● **Stated goal**: Write out all the data again, exactly as it stands.

● **Listed records**:
------------------------------------------------

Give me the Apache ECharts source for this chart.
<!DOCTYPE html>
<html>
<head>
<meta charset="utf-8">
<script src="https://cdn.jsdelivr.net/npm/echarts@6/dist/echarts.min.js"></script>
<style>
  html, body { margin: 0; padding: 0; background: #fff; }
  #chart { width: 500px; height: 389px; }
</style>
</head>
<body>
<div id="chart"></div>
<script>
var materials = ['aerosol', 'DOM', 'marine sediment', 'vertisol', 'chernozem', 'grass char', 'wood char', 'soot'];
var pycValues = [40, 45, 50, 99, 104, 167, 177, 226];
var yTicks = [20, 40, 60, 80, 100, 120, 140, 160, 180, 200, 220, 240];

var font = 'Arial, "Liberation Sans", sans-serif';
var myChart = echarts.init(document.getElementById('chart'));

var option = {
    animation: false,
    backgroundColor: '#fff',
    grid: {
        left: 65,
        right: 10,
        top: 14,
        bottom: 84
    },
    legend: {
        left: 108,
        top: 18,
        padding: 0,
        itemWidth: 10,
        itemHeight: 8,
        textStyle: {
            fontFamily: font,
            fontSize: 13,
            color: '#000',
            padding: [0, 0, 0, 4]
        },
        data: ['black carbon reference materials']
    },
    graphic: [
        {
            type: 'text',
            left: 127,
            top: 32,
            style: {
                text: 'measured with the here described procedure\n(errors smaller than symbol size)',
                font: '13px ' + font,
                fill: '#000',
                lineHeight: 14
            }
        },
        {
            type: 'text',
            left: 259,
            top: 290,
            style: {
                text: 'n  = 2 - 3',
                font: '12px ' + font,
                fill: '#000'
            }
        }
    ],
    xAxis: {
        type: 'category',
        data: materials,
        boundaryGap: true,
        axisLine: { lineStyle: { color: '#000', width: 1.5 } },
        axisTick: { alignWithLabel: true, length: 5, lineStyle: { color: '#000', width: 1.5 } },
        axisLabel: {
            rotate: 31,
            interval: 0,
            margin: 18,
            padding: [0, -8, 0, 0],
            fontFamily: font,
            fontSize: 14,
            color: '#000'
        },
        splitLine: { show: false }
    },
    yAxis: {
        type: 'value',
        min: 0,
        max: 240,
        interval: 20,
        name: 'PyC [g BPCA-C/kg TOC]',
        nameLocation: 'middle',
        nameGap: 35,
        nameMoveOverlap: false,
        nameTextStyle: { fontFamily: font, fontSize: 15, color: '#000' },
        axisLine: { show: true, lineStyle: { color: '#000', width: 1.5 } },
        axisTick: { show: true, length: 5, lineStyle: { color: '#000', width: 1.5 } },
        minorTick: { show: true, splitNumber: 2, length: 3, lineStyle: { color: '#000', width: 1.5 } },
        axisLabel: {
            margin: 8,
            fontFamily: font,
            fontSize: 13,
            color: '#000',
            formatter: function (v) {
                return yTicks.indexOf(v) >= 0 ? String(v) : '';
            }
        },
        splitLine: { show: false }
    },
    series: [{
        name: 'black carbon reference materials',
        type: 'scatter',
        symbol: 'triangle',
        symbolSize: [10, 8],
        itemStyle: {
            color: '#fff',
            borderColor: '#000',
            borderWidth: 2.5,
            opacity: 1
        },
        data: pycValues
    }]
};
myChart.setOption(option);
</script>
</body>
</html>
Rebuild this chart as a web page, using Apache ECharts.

------------------------------------------------

● **Problem solution**:
Give me the Apache ECharts source for this chart.
<!DOCTYPE html>
<html>
<head>
<meta charset="utf-8">
<script src="https://cdn.jsdelivr.net/npm/echarts@6/dist/echarts.min.js"></script>
<style>
  html, body { margin: 0; padding: 0; background: #fff; }
  #chart { width: 500px; height: 389px; }
</style>
</head>
<body>
<div id="chart"></div>
<script>
var materials = ['aerosol', 'DOM', 'marine sediment', 'vertisol', 'chernozem', 'grass char', 'wood char', 'soot'];
var pycValues = [40, 45, 50, 99, 104, 167, 177, 226];
var yTicks = [20, 40, 60, 80, 100, 120, 140, 160, 180, 200, 220, 240];

var font = 'Arial, "Liberation Sans", sans-serif';
var myChart = echarts.init(document.getElementById('chart'));

var option = {
    animation: false,
    backgroundColor: '#fff',
    grid: {
        left: 65,
        right: 10,
        top: 14,
        bottom: 84
    },
    legend: {
        left: 108,
        top: 18,
        padding: 0,
        itemWidth: 10,
        itemHeight: 8,
        textStyle: {
            fontFamily: font,
            fontSize: 13,
            color: '#000',
            padding: [0, 0, 0, 4]
        },
        data: ['black carbon reference materials']
    },
    graphic: [
        {
            type: 'text',
            left: 127,
            top: 32,
            style: {
                text: 'measured with the here described procedure\n(errors smaller than symbol size)',
                font: '13px ' + font,
                fill: '#000',
                lineHeight: 14
            }
        },
        {
            type: 'text',
            left: 259,
            top: 290,
            style: {
                text: 'n  = 2 - 3',
                font: '12px ' + font,
                fill: '#000'
            }
        }
    ],
    xAxis: {
        type: 'category',
        data: materials,
        boundaryGap: true,
        axisLine: { lineStyle: { color: '#000', width: 1.5 } },
        axisTick: { alignWithLabel: true, length: 5, lineStyle: { color: '#000', width: 1.5 } },
        axisLabel: {
            rotate: 31,
            interval: 0,
            margin: 18,
            padding: [0, -8, 0, 0],
            fontFamily: font,
            fontSize: 14,
            color: '#000'
        },
        splitLine: { show: false }
    },
    yAxis: {
        type: 'value',
        min: 0,
        max: 240,
        interval: 20,
        name: 'PyC [g BPCA-C/kg TOC]',
        nameLocation: 'middle',
        nameGap: 35,
        nameMoveOverlap: false,
        nameTextStyle: { fontFamily: font, fontSize: 15, color: '#000' },
        axisLine: { show: true, lineStyle: { color: '#000', width: 1.5 } },
        axisTick: { show: true, length: 5, lineStyle: { color: '#000', width: 1.5 } },
        minorTick: { show: true, splitNumber: 2, length: 3, lineStyle: { color: '#000', width: 1.5 } },
        axisLabel: {
            margin: 8,
            fontFamily: font,
            fontSize: 13,
            color: '#000',
            formatter: function (v) {
                return yTicks.indexOf(v) >= 0 ? String(v) : '';
            }
        },
        splitLine: { show: false }
    },
    series: [{
        name: 'black carbon reference materials',
        type: 'scatter',
        symbol: 'triangle',
        symbolSize: [10, 8],
        itemStyle: {
            color: '#fff',
            borderColor: '#000',
            borderWidth: 2.5,
            opacity: 1
        },
        data: pycValues
    }]
};
myChart.setOption(option);
</script>
</body>
</html>
Rebuild this chart as a web page, using Apache ECharts.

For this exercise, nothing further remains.